--- START OF INFORMATION SHOWN ---

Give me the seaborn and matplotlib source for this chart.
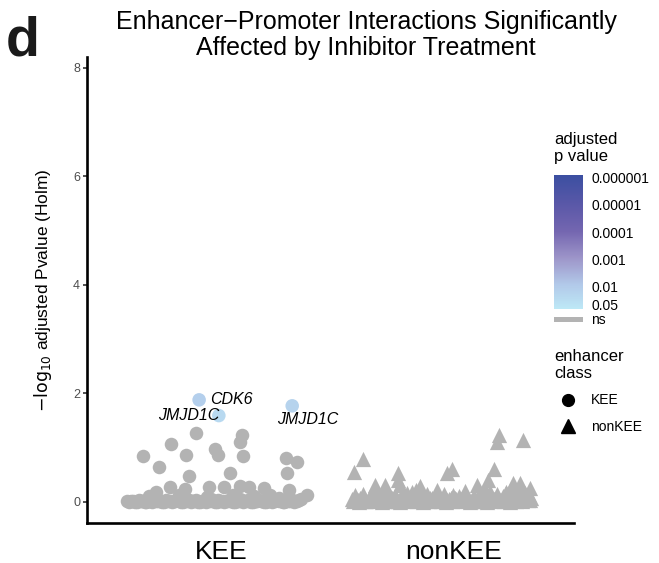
import numpy as np
import pandas as pd
import matplotlib
matplotlib.use("Agg")
import matplotlib.pyplot as plt
import seaborn as sns
from matplotlib.colors import LinearSegmentedColormap, Normalize
from matplotlib.cm import ScalarMappable
from matplotlib.patches import Rectangle

# ---------------- data ----------------
categories = ["KEE", "nonKEE"]

# significant interactions (KEE)
sig_offset = [-0.095, -0.010, 0.306]
sig_y = [1.88, 1.59, 1.77]
sig_padj = [0.013, 0.026, 0.017]
sig_gene = ["CDK6", "JMJD1C", "JMJD1C"]

# non-significant KEE (jitter offset from category centre, -log10 p)
kee_offset = [-0.108, 0.090, 0.082, -0.216, -0.336, -0.150, -0.026, -0.013, 0.095, 0.280,
              0.327, -0.267, 0.039, 0.284, -0.138,
              -0.280, -0.220, -0.155, -0.052, 0.013, 0.082, 0.120, 0.185, 0.293, 0.370, 0.345,
              -0.310, -0.180, -0.060, 0.050, 0.140, 0.210, 0.250,
              -0.405, -0.390, -0.372, -0.355, -0.340, -0.322, -0.305, -0.290, -0.270, -0.255,
              -0.238, -0.220, -0.205, -0.190, -0.172, -0.158, -0.140, -0.125, -0.108, -0.090,
              -0.075, -0.060, -0.042, -0.028, -0.012, 0.005, 0.020, 0.035, 0.052, 0.068,
              0.083, 0.100, 0.115, 0.130, 0.148, 0.162, 0.178, 0.195, 0.210, 0.225,
              0.242, 0.258, 0.272, 0.290, 0.305, 0.320, 0.335,
              -0.398, -0.380, -0.363, -0.347, -0.330, -0.313, -0.297, -0.280, -0.262, -0.246,
              -0.229, -0.212, -0.197, -0.180, -0.165, -0.149, -0.132, -0.116, -0.099, -0.083,
              -0.067, -0.050, -0.035, -0.020, -0.004, 0.012, 0.028, 0.044, 0.060, 0.076,
              0.092, 0.108, 0.122, 0.139, 0.155, 0.170, 0.186, 0.202, 0.218, 0.234,
              0.250, 0.265, 0.281, 0.297, 0.312, 0.328]
kee_y = [1.27, 1.23, 1.11, 1.07, 0.85, 0.87, 0.98, 0.87, 0.85, 0.81,
         0.74, 0.65, 0.53, 0.53, 0.48,
         0.18, 0.28, 0.24, 0.28, 0.28, 0.30, 0.28, 0.26, 0.22, 0.13, 0.06,
         0.10, 0.12, 0.09, 0.13, 0.10, 0.12, 0.08,
         0.01, 0.02, 0.00, 0.03, 0.01, 0.00, 0.02, 0.04, 0.01, 0.00,
         0.03, 0.02, 0.01, 0.05, 0.00, 0.02, 0.03, 0.01, 0.04, 0.00,
         0.02, 0.01, 0.06, 0.00, 0.03, 0.02, 0.01, 0.04, 0.00, 0.02,
         0.05, 0.01, 0.03, 0.00, 0.02, 0.04, 0.01, 0.00, 0.03, 0.02,
         0.06, 0.01, 0.00, 0.02, 0.04, 0.01, 0.03,
         0.00, 0.01, 0.00, 0.02, 0.00, 0.01, 0.00, 0.01, 0.02, 0.00,
         0.01, 0.00, 0.02, 0.01, 0.00, 0.01, 0.00, 0.02, 0.00, 0.01,
         0.00, 0.02, 0.01, 0.00, 0.01, 0.00, 0.02, 0.01, 0.00, 0.01,
         0.00, 0.02, 0.01, 0.00, 0.01, 0.02, 0.00, 0.01, 0.00, 0.02,
         0.01, 0.00, 0.01, 0.02, 0.00, 0.01]

# non-significant nonKEE
nonkee_offset = [0.198, 0.302, 0.190, -0.388, -0.427, -0.237, -0.004, -0.026, 0.177, 0.151,
                 -0.336, -0.293, -0.228, -0.142, 0.103, 0.259, 0.289, -0.237, 0.050, 0.330, -0.070,
                 -0.435, -0.425, -0.410, -0.400, -0.388, -0.375, -0.360, -0.350, -0.338, -0.325,
                 -0.310, -0.300, -0.287, -0.275, -0.262, -0.250, -0.238, -0.225, -0.212, -0.200,
                 -0.188, -0.175, -0.162, -0.150, -0.138, -0.125, -0.112, -0.100, -0.088, -0.075,
                 -0.062, -0.050, -0.038, -0.025, -0.012, 0.000, 0.012, 0.025, 0.038, 0.050,
                 0.062, 0.075, 0.088, 0.100, 0.112, 0.125, 0.138, 0.150, 0.162, 0.175,
                 0.188, 0.200, 0.212, 0.225, 0.238, 0.250, 0.262, 0.275, 0.288, 0.300,
                 0.312, 0.325, 0.333,
                 -0.430, -0.405, -0.380, -0.355, -0.330, -0.305, -0.280, -0.255, -0.230, -0.205,
                 -0.180, -0.155, -0.130, -0.105, -0.080, -0.055, -0.030, -0.005, 0.020, 0.045,
                 0.070, 0.095, 0.120, 0.145, 0.170, 0.195, 0.220, 0.245, 0.270, 0.295, 0.320,
                 -0.418, -0.393, -0.368, -0.343, -0.318, -0.293, -0.268, -0.243, -0.218, -0.193,
                 -0.168, -0.143, -0.118, -0.093, -0.068, -0.043, -0.018, 0.007, 0.032, 0.057,
                 0.082, 0.107, 0.132, 0.157, 0.182, 0.207, 0.232, 0.257, 0.282, 0.307, 0.331,
                 0.225, 0.245, 0.265, 0.285, 0.310, 0.138, 0.160, -0.180, -0.160, -0.330]
nonkee_y = [1.23, 1.14, 1.10, 0.79, 0.55, 0.53, 0.60, 0.53, 0.60, 0.40,
            0.31, 0.31, 0.31, 0.30, 0.31, 0.35, 0.35, 0.40, 0.20, 0.25, 0.22,
            0.05, 0.12, 0.03, 0.08, 0.15, 0.02, 0.10, 0.06, 0.14, 0.04,
            0.09, 0.17, 0.03, 0.11, 0.07, 0.13, 0.02, 0.10, 0.05, 0.16,
            0.08, 0.03, 0.12, 0.06, 0.10, 0.04, 0.14, 0.07, 0.02, 0.11,
            0.09, 0.05, 0.15, 0.03, 0.08, 0.12, 0.06, 0.10, 0.04, 0.13,
            0.07, 0.02, 0.11, 0.05, 0.09, 0.16, 0.03, 0.12, 0.08, 0.06,
            0.14, 0.04, 0.10, 0.18, 0.07, 0.12, 0.03, 0.15, 0.09, 0.20,
            0.05, 0.13, 0.08,
            0.01, 0.00, 0.02, 0.01, 0.03, 0.00, 0.02, 0.01, 0.00, 0.03,
            0.02, 0.01, 0.00, 0.02, 0.03, 0.01, 0.00, 0.02, 0.01, 0.03,
            0.00, 0.02, 0.01, 0.00, 0.03, 0.02, 0.01, 0.00, 0.02, 0.01, 0.03,
            0.05, 0.07, 0.04, 0.06, 0.08, 0.05, 0.07, 0.04, 0.06, 0.05,
            0.08, 0.04, 0.06, 0.07, 0.05, 0.04, 0.06, 0.08, 0.05, 0.07,
            0.04, 0.06, 0.05, 0.08, 0.07, 0.04, 0.06, 0.05, 0.07, 0.06, 0.04,
            0.17, 0.22, 0.15, 0.19, 0.16, 0.21, 0.18, 0.19, 0.21, 0.17]

yticks = [0, 2, 4, 6, 8]
cbar_labels = ["0.000001", "0.00001", "0.0001", "0.001", "0.01", "0.05"]
cbar_pvals = [1e-6, 1e-5, 1e-4, 1e-3, 1e-2, 0.05]

assert len(kee_offset) == len(kee_y)
assert len(nonkee_offset) == len(nonkee_y)

# ---------------- frame ----------------
ns_df = pd.DataFrame({
    "x": [categories.index("KEE") + o for o in kee_offset]
         + [categories.index("nonKEE") + o for o in nonkee_offset],
    "y": kee_y + nonkee_y,
    "cls": ["KEE"] * len(kee_y) + ["nonKEE"] * len(nonkee_y),
})
sig_df = pd.DataFrame({
    "x": [categories.index("KEE") + o for o in sig_offset],
    "y": sig_y,
    "logp": -np.log10(sig_padj),
    "gene": sig_gene,
})

sns.set_style("white")
plt.rcParams["font.family"] = ["Liberation Sans", "DejaVu Sans"]
plt.rcParams["text.color"] = "black"
plt.rcParams["axes.labelcolor"] = "black"

W, H = 659, 563
fig = plt.figure(figsize=(W / 100, H / 100), dpi=100)

def fx(px):
    return px / W

def fy(py):
    return 1 - py / H

ax = fig.add_axes([fx(87), fy(523), fx(574) - fx(87), fy(57) - fy(523)])

GREY = "#b3b3b3"
cmap = LinearSegmentedColormap.from_list(
    "padj",
    [(0.0, "#bde8f6"), (0.18, "#b2c9e9"), (0.38, "#9d95c9"),
     (0.58, "#7466b0"), (0.78, "#5a58a8"), (1.0, "#3b4fa1")])
norm = Normalize(vmin=1.15, vmax=6.11)

sns.scatterplot(data=ns_df[ns_df.cls == "KEE"], x="x", y="y", color=GREY,
                marker="o", s=95, linewidth=0, ax=ax, legend=False, zorder=2)
sns.scatterplot(data=ns_df[ns_df.cls == "nonKEE"], x="x", y="y", color=GREY,
                marker="^", s=120, linewidth=0, ax=ax, legend=False, zorder=2)
sns.scatterplot(data=sig_df, x="x", y="y", hue="logp", palette=cmap, hue_norm=norm,
                marker="o", s=95, linewidth=0, ax=ax, legend=False, zorder=3)

# gene labels
label_offsets = [(8, 0, "left"), (-22, 0, "center"), (11, -10, "center")]
for (_, r), (dx, dy, ha) in zip(sig_df.iterrows(), label_offsets):
    ax.annotate(r["gene"], (r["x"], r["y"]), xytext=(dx, dy), textcoords="offset points",
                ha=ha, va="center", fontsize=11.5, style="italic", color="black", zorder=4)

ax.set_xlim(-0.578, 1.52)
ax.set_ylim(-0.39, 8.2)
ax.set_xticks(range(len(categories)))
ax.set_xticklabels(categories, fontsize=19, color="black")
ax.set_yticks(yticks)
ax.set_yticklabels([str(t) for t in yticks], fontsize=9, color="#4d4d4d")
ax.tick_params(axis="y", length=3, width=1.2, color="#333333", pad=2, left=True)
ax.tick_params(axis="x", length=0, pad=12)
ax.set_xlabel("")
ax.set_ylabel(r"$-\mathrm{log}_{10}$ adjusted Pvalue (Holm)", fontsize=12.5, labelpad=14,
              color="black")
for side in ["top", "right"]:
    ax.spines[side].set_visible(False)
for side in ["left", "bottom"]:
    ax.spines[side].set_linewidth(1.9)
    ax.spines[side].set_color("black")

# title and panel letter
fig.text(fx(366), fy(35), "Enhancer\u2212Promoter Interactions Significantly\nAffected by Inhibitor Treatment",
         ha="center", va="center", fontsize=18, linespacing=1.15, color="black")
fig.text(fx(23), fy(41), "d", ha="center", va="center", fontsize=40, fontweight="bold",
         color="#1a1a1a")

# colour bar legend
cax = fig.add_axes([fx(554), fy(309), fx(583) - fx(554), fy(175) - fy(309)])
sm = ScalarMappable(norm=norm, cmap=cmap)
cb = fig.colorbar(sm, cax=cax, ticks=[-np.log10(p) for p in cbar_pvals])
cb.outline.set_visible(False)
cax.set_yticklabels(cbar_labels)
cax.tick_params(axis="y", direction="in", color="white", length=4, width=0.9,
                left=True, right=True, labelsize=10, pad=6, labelcolor="black")

ov = fig.add_axes([0, 0, 1, 1], zorder=5)
ov.set_xlim(0, W)
ov.set_ylim(H, 0)
ov.axis("off")
ov.patch.set_alpha(0)
ov.text(554, 148, "adjusted\np value", ha="left", va="center", fontsize=12, linespacing=1.15)
ov.add_patch(Rectangle((554, 317), 29, 5, color=GREY, lw=0))
ov.text(591, 320, "ns", ha="left", va="center", fontsize=10)
ov.text(554, 365, "enhancer\nclass", ha="left", va="center", fontsize=12, linespacing=1.15)
ov.plot([568], [400], marker="o", color="black", markersize=8.5, linestyle="none")
ov.plot([568], [426], marker="^", color="black", markersize=9.5, linestyle="none")
ov.text(591, 400, "KEE", ha="left", va="center", fontsize=10)
ov.text(591, 427, "nonKEE", ha="left", va="center", fontsize=10)

fig.savefig("out.png", dpi=100)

--- END OF INFORMATION SHOWN ---

• _TASK_
In the lines above, find each one with "seaborn" and list it.

• _ANSWER FOR THIS EXERCISE_
Give me the seaborn and matplotlib source for this chart.
import seaborn as sns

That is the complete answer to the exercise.